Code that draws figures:

◇ ◇ ◇ ◇ ◇ ◇ ◇

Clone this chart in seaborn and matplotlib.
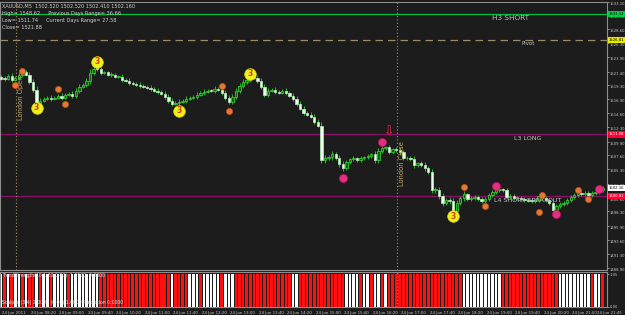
import numpy as np
import pandas as pd
import matplotlib
matplotlib.use("Agg")
import matplotlib.pyplot as plt
import seaborn as sns

# ---------------- data ----------------
first_open = 1520.60
closes = [
    1520.35, 1520.30, 1520.85, 1520.19, 1520.52, 1521.02, 1521.51, 1521.02, 1519.86, 1518.53,
    1516.38, 1516.71, 1517.04, 1517.21, 1517.04, 1517.21, 1517.54, 1517.21, 1517.70, 1517.87,
    1517.54, 1518.37, 1519.03, 1519.36, 1520.02, 1521.35, 1522.01, 1521.95, 1521.35, 1521.40,
    1521.02, 1521.05, 1520.68, 1520.70, 1520.19, 1520.02, 1519.69, 1519.53, 1519.36, 1519.19,
    1519.03, 1518.86, 1518.70, 1518.37, 1518.20, 1517.87, 1517.37, 1516.71, 1516.21, 1516.38,
    1516.54, 1516.71, 1517.04, 1517.21, 1517.37, 1517.70, 1518.03, 1518.20, 1518.37, 1518.30,
    1518.70, 1518.53, 1518.03, 1517.21, 1516.54, 1517.37, 1518.37, 1519.19, 1519.86, 1520.19,
    1520.85, 1520.52, 1520.02, 1519.03, 1517.70, 1518.37, 1518.53, 1518.20, 1518.03, 1518.37,
    1518.03, 1517.54, 1517.04, 1516.21, 1515.39, 1514.72, 1514.39, 1514.06, 1513.23, 1512.57,
    1506.77, 1507.11, 1507.27, 1507.77, 1507.11, 1506.11, 1505.45, 1506.44, 1506.94, 1507.11,
    1506.77, 1507.11, 1507.27, 1507.44, 1507.77, 1506.77, 1508.27, 1508.76, 1508.93, 1508.10,
    1508.60, 1508.43, 1508.10, 1507.11, 1507.15, 1507.05, 1505.95, 1506.28, 1505.95, 1505.45,
    1504.79, 1501.81, 1501.85, 1500.81, 1499.65, 1500.15, 1499.98, 1498.33, 1499.65, 1500.48,
    1501.14, 1500.32, 1500.48, 1500.65, 1500.32, 1499.98, 1500.32, 1500.98, 1501.48, 1501.81,
    1501.97, 1501.81, 1500.65, 1500.81, 1500.48, 1500.50, 1500.32, 1500.15, 1500.10, 1499.98,
    1500.15, 1500.81, 1500.48, 1500.15, 1499.65, 1498.49, 1499.16, 1499.49, 1499.65, 1500.15,
    1500.65, 1500.98, 1501.31, 1501.14, 1501.31, 1500.98, 1501.31, 1501.48, 1501.81, 1502.16,
]
wicks = [
    0.3, 0.4, 0.3, 0.5, 0.3, 0.4, 0.5, 0.3, 0.4, 0.5,
    0.6, 0.4, 0.3, 0.3, 0.4, 0.3, 0.3, 0.4, 0.3, 0.3,
    0.4, 0.5, 0.4, 0.3, 0.5, 0.6, 0.4, 0.3, 0.4, 0.3,
    0.3, 0.4, 0.3, 0.3, 0.4, 0.3, 0.4, 0.3, 0.3, 0.4,
    0.3, 0.3, 0.4, 0.3, 0.4, 0.3, 0.5, 0.4, 0.5, 0.3,
    0.4, 0.3, 0.4, 0.3, 0.3, 0.4, 0.3, 0.4, 0.3, 0.3,
    0.4, 0.3, 0.4, 0.5, 0.5, 0.4, 0.5, 0.4, 0.5, 0.4,
    0.5, 0.3, 0.4, 0.5, 0.5, 0.4, 0.3, 0.4, 0.3, 0.3,
    0.4, 0.3, 0.4, 0.5, 0.4, 0.5, 0.3, 0.4, 0.5, 0.4,
    0.6, 0.5, 0.4, 0.5, 0.4, 0.5, 0.6, 0.4, 0.3, 0.4,
    0.3, 0.4, 0.3, 0.4, 0.3, 0.5, 0.5, 0.4, 0.3, 0.4,
    0.3, 0.4, 0.5, 0.4, 0.3, 0.4, 0.5, 0.3, 0.4, 0.5,
    0.4, 0.6, 0.5, 0.5, 0.6, 0.4, 0.5, 0.6, 0.5, 0.4,
    0.5, 0.3, 0.4, 0.3, 0.4, 0.3, 0.4, 0.3, 0.4, 0.3,
    0.4, 0.3, 0.4, 0.3, 0.4, 0.3, 0.3, 0.4, 0.3, 0.4,
    0.3, 0.4, 0.3, 0.4, 0.4, 0.5, 0.4, 0.3, 0.4, 0.3,
    0.4, 0.3, 0.4, 0.3, 0.4, 0.3, 0.3, 0.4, 0.3, 0.3,
]
# bottom indicator: R = red bar, W = white bar
ind_colors = ("WRWRWWRWRRWR" "WWRWWWWRWWWWWWWW" "RRRRRRRRRRRRRRRRRRRR" "W" "RRRR"
              "WWWRWWWWWRWWW" "RRRRRRRRRRRRRRRR" "WW" "RRRRRRRRRRRRR" "WWWWRW" "WRWWRW"
              "RRRRRRRRRRRRRRRRRRRRR" "WWWWWWWWWWW" "RRRRRRRRRRRRRRRR" "WWWWWWWWW" "RWWR")
ind_value = 1.05

price_ticks = [1488.90, 1491.30, 1493.60, 1495.90, 1498.30, 1500.60, 1502.90, 1505.30,
               1507.60, 1509.90, 1512.30, 1514.60, 1516.90, 1519.30, 1521.40, 1523.90,
               1526.30, 1528.60, 1530.90, 1533.10]
time_labels = ["24 Jun 2011", "24 Jun 08:20", "24 Jun 09:00", "24 Jun 09:40", "24 Jun 10:20",
               "24 Jun 11:00", "24 Jun 11:40", "24 Jun 12:20", "24 Jun 13:00", "24 Jun 13:40",
               "24 Jun 14:20", "24 Jun 15:00", "24 Jun 15:40", "24 Jun 16:20", "24 Jun 17:00",
               "24 Jun 17:40", "24 Jun 18:20", "24 Jun 19:00", "24 Jun 19:40", "24 Jun 20:20",
               "24 Jun 21:00", "24 Jun 21:45"]
time_bars = [0, 8, 16, 24, 32, 40, 48, 56, 64, 72, 80, 88, 96, 104, 112, 120, 128, 136,
             144, 152, 160, 167]

level_names = ["H3 SHORT", "Pivot", "L3 LONG", "L4 SHORT BREAKOUT"]
level_values = [1531.12, 1526.81, 1511.08, 1500.81]
current_price = 1502.16

yellow_bars = [10, 27, 50, 70, 127]
yellow_prices = [1515.55, 1523.17, 1515.05, 1521.18, 1497.50]
orange_bars = [4, 6, 16, 18, 62, 64, 130, 136, 151, 152, 162, 165]
orange_prices = [1519.36, 1521.68, 1518.70, 1516.20, 1519.20, 1515.05, 1502.30, 1499.16,
                 1498.16, 1500.98, 1501.81, 1500.32]
magenta_bars = [96, 107, 139, 156, 168]
magenta_prices = [1503.80, 1509.75, 1502.47, 1497.83, 1501.97]
arrow_bar, arrow_price = 109, 1511.40
london_open_bar, london_close_bar = 4.2, 111.2

header = ["XAUUSD,M5  1502.520 1502.520 1502.410 1502.160",
          "High= 1548.62     Previous Days Range= 36.66",
          "Low= 1511.74     Current Days Range= 27.58",
          "Close= 1521.88"]

# ---------------- figure ----------------
BG = "#1c1c1c"
sns.set_theme(style="dark")
plt.rcParams["font.family"] = ["DejaVu Sans"]
W, H = 625, 315
fig = plt.figure(figsize=(W / 100, H / 100), dpi=100, facecolor=BG)
ax = fig.add_axes([0 / W, (H - 270) / H, 607 / W, 268 / H], facecolor=BG)
ax2 = fig.add_axes([0 / W, (H - 307) / H, 607 / W, 35 / H], facecolor=BG)

n = len(closes)
idx = np.arange(n)
opens = [first_open] + closes[:-1]
df = pd.DataFrame({"i": idx, "open": opens, "close": closes, "wick": wicks})
df["top"] = df[["open", "close"]].max(axis=1)
df["bot"] = df[["open", "close"]].min(axis=1)
df["high"] = df["top"] + df["wick"]
df["low"] = df["bot"] - df["wick"] * 0.8
df["up"] = df["close"] >= df["open"]

# wicks
ax.vlines(df["i"], df["low"], df["high"], color="#2db42d", lw=0.7, zorder=2)
# bodies
hgt = (df["top"] - df["bot"]).clip(lower=0.14)
up = df[df["up"]]
dn = df[~df["up"]]
ax.bar(up["i"], hgt[df["up"]], bottom=up["bot"], width=0.66, color="#145c14",
       edgecolor="#33cc33", linewidth=0.6, zorder=3)
ax.bar(dn["i"], hgt[~df["up"]], bottom=dn["bot"], width=0.66, color="#eafcea",
       edgecolor="#b8f0b8", linewidth=0.5, zorder=3)

# levels
ax.axhline(level_values[0], color="#00c040", lw=0.9, zorder=1)
ax.axhline(level_values[1], color="#a08a66", lw=0.9, ls=(0, (6, 4)), zorder=1)
ax.axhline(level_values[2], color="#8a1068", lw=0.9, zorder=1)
ax.axhline(level_values[3], color="#8a1068", lw=0.9, zorder=1)
lbl_x = [143, 148, 148, 148]
lbl_fs = [5.2, 4.0, 4.6, 4.6]
for name, v, lx, fs in zip(level_names, level_values, lbl_x, lbl_fs):
    ax.text(lx, v - 0.25, name, color="#c0c0c8", fontsize=fs, ha="center", va="top", zorder=4)

# session lines
for b, name, y0 in [(london_open_bar, "London Open", 1517.2), (london_close_bar, "London Close", 1506.3)]:
    ax.axvline(b, color="#b09060", lw=0.8, ls=(0, (1, 2)), zorder=1)
    ax.text(b + 0.6, y0, name, color="#c8a868", fontsize=4.8, rotation=90,
            ha="left", va="center", zorder=4)
ax2.axvline(london_close_bar, color="#c8b040", lw=0.8, ls=(0, (1, 2)), zorder=3)

# markers
mk = pd.DataFrame({
    "i": yellow_bars + orange_bars + magenta_bars,
    "p": yellow_prices + orange_prices + magenta_prices,
    "kind": ["y"] * len(yellow_bars) + ["o"] * len(orange_bars) + ["m"] * len(magenta_bars),
})
sns.scatterplot(data=mk[mk.kind == "y"], x="i", y="p", s=70, color="#f0f020",
                edgecolor="#d8d800", linewidth=0.5, ax=ax, zorder=5, legend=False)
sns.scatterplot(data=mk[mk.kind == "o"], x="i", y="p", s=20, color="#e07a30",
                edgecolor="#c04a20", linewidth=0.5, ax=ax, zorder=5, legend=False)
sns.scatterplot(data=mk[mk.kind == "m"], x="i", y="p", s=34, color="#e0307f",
                edgecolor="#c01060", linewidth=0.5, ax=ax, zorder=5, legend=False)
for b, p in zip(yellow_bars, yellow_prices):
    ax.text(b, p, "3", color="#d04010", fontsize=5.5, ha="center", va="center",
            fontweight="bold", zorder=6)
ax.text(arrow_bar, arrow_price, "\u21e9", color="#ff2050", fontsize=9, ha="center",
        va="center", zorder=6)

# header text
for k, line in enumerate(header):
    ax.text(0.004, 0.995 - k * 0.027, line, transform=ax.transAxes, color="#d0d0d0",
            fontsize=3.6, ha="left", va="top", zorder=6)

# axes styling main
ax.set_xlim(-0.28, 170.2)
ax.set_ylim(1488.56, 1532.94)
ax.yaxis.tick_right()
ax.set_yticks(price_ticks)
ax.set_yticklabels([f"{v:.2f}" for v in price_ticks])
ax.tick_params(axis="y", colors="#c8c8c8", labelsize=2.7, length=1.5, width=0.5, pad=0.6,
               right=True, left=False)
for lab in ax.get_yticklabels():
    lab.set_va("top")
ax.set_xticks([])
ax.set_xlabel("")
ax.set_ylabel("")
for s in ax.spines.values():
    s.set_color("#8c8c8c")
    s.set_linewidth(0.8)
ax.grid(False)

# right-axis price boxes
boxes = [(level_values[0], "#00d048", "#000000"), (level_values[1], "#e8e800", "#000000"),
         (level_values[2], "#ff0030", "#ffffff"), (current_price, "#ffffff", "#000000"),
         (level_values[3], "#ff0030", "#ffffff")]
for v, fc, tc in boxes:
    ax.text(1.003, v, f"{v:.2f}", transform=ax.get_yaxis_transform(), color=tc,
            fontsize=2.7, ha="left", va="center", clip_on=False, zorder=7,
            bbox=dict(boxstyle="square,pad=0.3", fc=fc, ec="none"))

# bottom indicator panel
cols = ["#ff1010" if c == "R" else "#ffffff" for c in ind_colors]
ax2.bar(idx, [ind_value] * n, width=0.72, color=cols, linewidth=0, zorder=2)
ax2.set_xlim(-0.28, 170.2)
ax2.set_ylim(0, 1.12)
ax2.yaxis.tick_right()
ax2.set_yticks([0.0, 1.05])
ax2.set_yticklabels(["0.00", "1.05"])
ax2.tick_params(axis="y", colors="#c8c8c8", labelsize=2.7, length=1.5, width=0.5, pad=0.6)
ax2.set_xticks(time_bars)
ax2.set_xticklabels([])
ax2.tick_params(axis="x", colors="#8c8c8c", length=2, width=0.5, direction="out")
for b, t in zip(time_bars, time_labels):
    ax2.text(b + 0.4, -0.12, t, color="#c8c8c8", fontsize=2.8, ha="left", va="top",
             clip_on=False)
for s in ax2.spines.values():
    s.set_color("#8c8c8c")
    s.set_linewidth(0.8)
ax2.grid(False)
ax2.set_xlabel("")
ax2.set_ylabel("")
ax2.text(0.004, 0.97, "TrendStrength(10,1.32,0.00)  1.0500  0.0000", transform=ax2.transAxes,
         color="#e0e0e0", fontsize=3.3, ha="left", va="top", zorder=5)
ax2.text(0.004, 0.05, "Scalper (3,4) 2.0000 (0.00) 1.0000 Prediction 0.0000",
         transform=ax2.transAxes, color="#e0e0e0", fontsize=3.3, ha="left", va="bottom", zorder=5)

fig.savefig("out.png", dpi=100, facecolor=BG)
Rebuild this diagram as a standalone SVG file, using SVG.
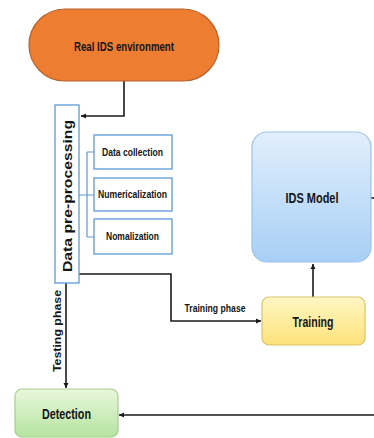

◇ ◇ ◇ ◇ ◇ ◇ ◇

## Set exercise
Omit the pictures, then repeat exactly each line from the beginning of the listing through the line with "import seaborn as sns".

## The output
Clone this chart in seaborn and matplotlib.
import numpy as np
import pandas as pd
import matplotlib
matplotlib.use("Agg")
import matplotlib.pyplot as plt
import seaborn as sns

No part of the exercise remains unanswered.